Mozilla is in the early stages of planning a project that would not only compete with Google’s Chrome OS, but would go a bit beyond. Boot to Gecko—named for Firefox’s Gecko rendering engine—would be a bit of Android-based software (primarily the kernel, drivers and other low-level bits, I assume) designed to boot hardware to the web in order to run a web-based operating system.
Mozilla believes that the web can displace proprietary, single-vendor stacks for application development. To make open web technologies a better basis for future applications on mobile and desktop alike, we need to keep pushing the envelope of the web to include — and in places exceed — the capabilities of the competing stacks in question.
Mozilla wants to develop new APIs that would allow web-based applications to access hardware such as USB, Bluetooth, cameras, SMS, NFC and telephony.
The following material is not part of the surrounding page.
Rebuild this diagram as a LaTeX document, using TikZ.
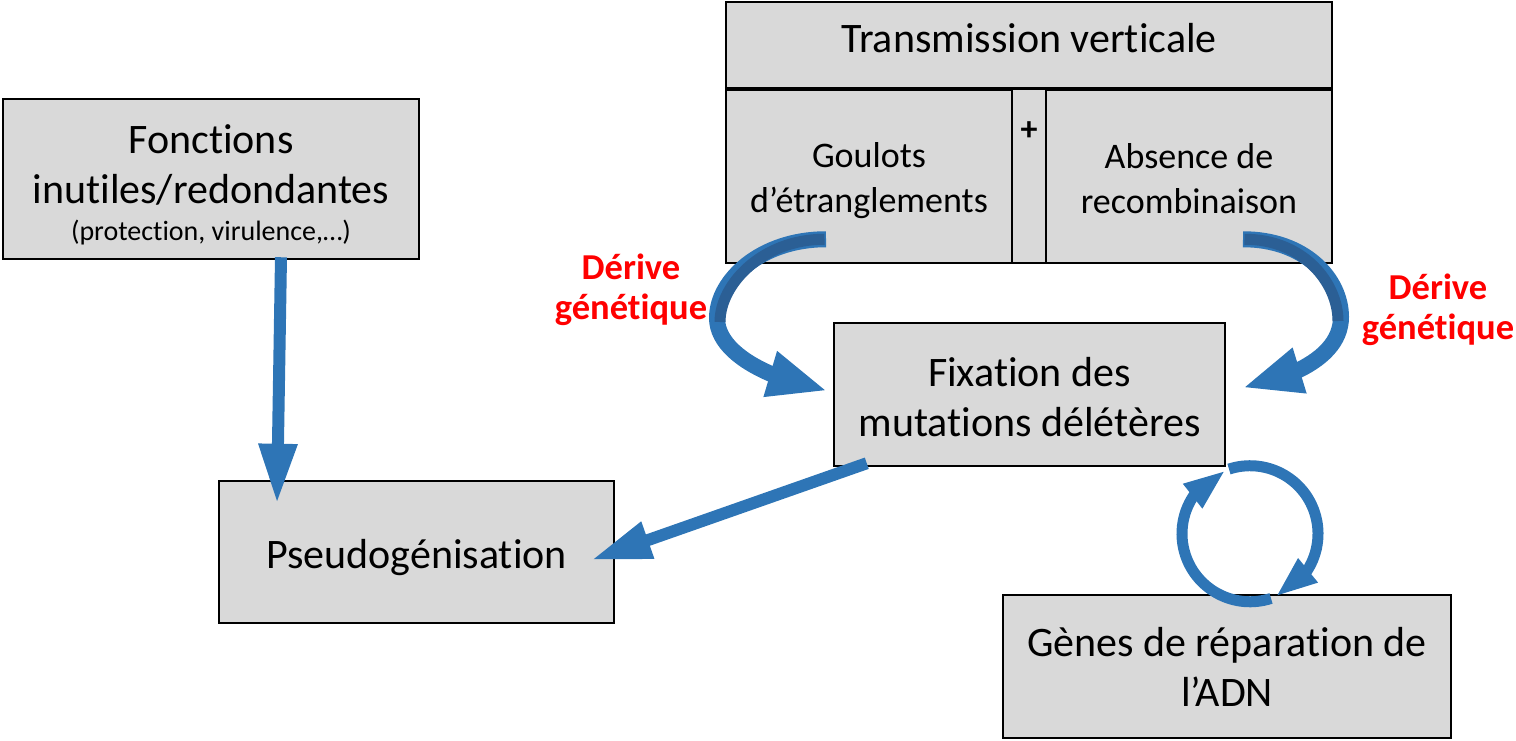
\documentclass[tikz,border=0pt]{standalone}
\usepackage{fontspec}
\setmainfont{Carlito}[Ligatures=NoCommon]
\usetikzlibrary{arrows.meta,bending}
\definecolor{boxgray}{HTML}{D9D9D9}
\definecolor{arrowblue}{HTML}{2E75B6}
\definecolor{arrowdark}{HTML}{2B5F95}
\definecolor{driftred}{HTML}{FF0000}
\begin{document}
\begin{tikzpicture}[x=1pt,y=-1pt,
  box/.style={draw=black, line width=2.5pt, fill=boxgray, inner sep=0pt},
  frame/.style={draw=black, line width=2.5pt, inner sep=0pt},
  bigtext/.style={font=\fontsize{42}{50}\selectfont, align=center, inner sep=0pt},
  midtext/.style={font=\fontsize{36}{45}\selectfont, align=center, inner sep=0pt},
  smalltext/.style={font=\fontsize{28}{32}\selectfont, inner sep=0pt},
  drift/.style={font=\fontsize{36.5}{40}\selectfont\bfseries, text=driftred, align=center, inner sep=0pt},
  fatarrow/.style={draw=arrowblue, line width=12pt, -{Triangle[length=60pt,width=36pt]}},
  bendarrow/.style={draw=arrowblue, line width=16pt, -{Triangle[length=60pt,width=43pt]}},
  bendshade/.style={draw=arrowdark, line width=11pt},
  ringarrow/.style={draw=arrowblue, line width=11pt, -{Triangle[length=42pt,width=28pt]}}]
\useasboundingbox (0,0) rectangle (1516,741);

% boxes and their texts
\node[box, minimum width=416pt, minimum height=160pt] (fonc) at (211,179) {};
\node[bigtext] (foncA) at (211,165) {Fonctions\\inutiles/redondantes};
\node[smalltext] (foncB) at (211,233) {(protection, virulence,…)};

\node[box, minimum width=606pt, minimum height=261pt] (trans) at (1029,132.5) {};
\node[bigtext] (transT) at (1029,38) {Transmission verticale};
\node[frame, minimum width=286pt, minimum height=173pt] (goul) at (869,176.5) {};
\node[midtext] (goulT) at (869,181) {Goulots\\d’étranglements};
\node[frame, minimum width=286pt, minimum height=173pt] (abs) at (1189,176.5) {};
\node[midtext] (absT) at (1189,179) {Absence de\\recombinaison};
\draw[black, line width=2.5pt] (goul.north west) -- (abs.north east);
\node[font=\fontsize{34}{34}\selectfont\bfseries, inner sep=0pt] (plus) at (1029,131) {+};

\node[box, minimum width=391pt, minimum height=143pt] (fix) at (1029.5,394.5) {};
\node[bigtext] (fixT) at (1029.5,397.5) {Fixation des\\mutations délétères};
\node[box, minimum width=395pt, minimum height=142pt] (pseudo) at (416.5,552) {};
\node[bigtext] (pseudoT) at (416.5,558) {Pseudogénisation};
\node[box, minimum width=448pt, minimum height=143pt, bigtext] (adn) at (1227,666.5)
  {Gènes de réparation de\\l’ADN};

% drift labels
\node[drift] (driftL) at (631,290) {Dérive\\génétique};
\node[drift] (driftR) at (1438,310) {Dérive\\génétique};

% straight arrows
\draw[fatarrow] ([xshift=70pt,yshift=3pt]fonc.south) -- ([xshift=-139.5pt,yshift=-24pt]pseudo.north);
\draw[fatarrow] ([xshift=34pt,yshift=4pt]fix.south west) -- ([xshift=-24pt,yshift=-8pt]pseudo.east);

% curved drift arrows
\coordinate (ls) at ([xshift=-43pt,yshift=25pt]goul.south);
\coordinate (le) at ([xshift=-5pt,yshift=3.5pt]fix.west);
\coordinate (lm) at (717,318);
\draw[bendarrow] (ls) .. controls +(-65,0) and +(0,-38) .. (lm)
  .. controls +(0,35) and +(-60,-12) .. (le);
\draw[bendshade] ([xshift=-1.5pt]ls) .. controls +(-62,0) and +(0,-38) .. ([xshift=3pt,yshift=-4pt]lm);

\coordinate (rs) at ([xshift=54pt,yshift=25pt]abs.south);
\coordinate (re) at ([xshift=16pt,yshift=6.5pt]fix.east);
\coordinate (rm) at (1341,317);
\draw[bendarrow] (rs) .. controls +(62,0) and +(0,-38) .. (rm)
  .. controls +(0,35) and +(60,-12) .. (re);
\draw[bendshade] ([xshift=1.5pt]rs) .. controls +(59,0) and +(0,-38) .. ([xshift=-3pt,yshift=-4pt]rm);

% repair cycle
\coordinate (cyc) at ([xshift=23pt,yshift=60pt]adn.north);
\draw[ringarrow] (cyc) ++(-108:68) arc[start angle=-108, end angle=68, radius=68];
\draw[ringarrow] (cyc) ++(72:68) arc[start angle=72, end angle=249, radius=68];
\end{tikzpicture}
\end{document}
These would, of course, have a “privilege” system to ensure that potentially malevolent applications wouldn’t be able to access the hardware without your consent.
It will be interesting to see how this shakes out. Google, with Chrome OS, seems to be primarily interested in the development of cheap hardware that boots into a browser. Mozilla, on the other hand, is currently more focused on enhancing web applications to make that sort of device more viable. And some of the APIs would likely be implemented in full-featured mobile operating systems like Android and iOS sooner or later.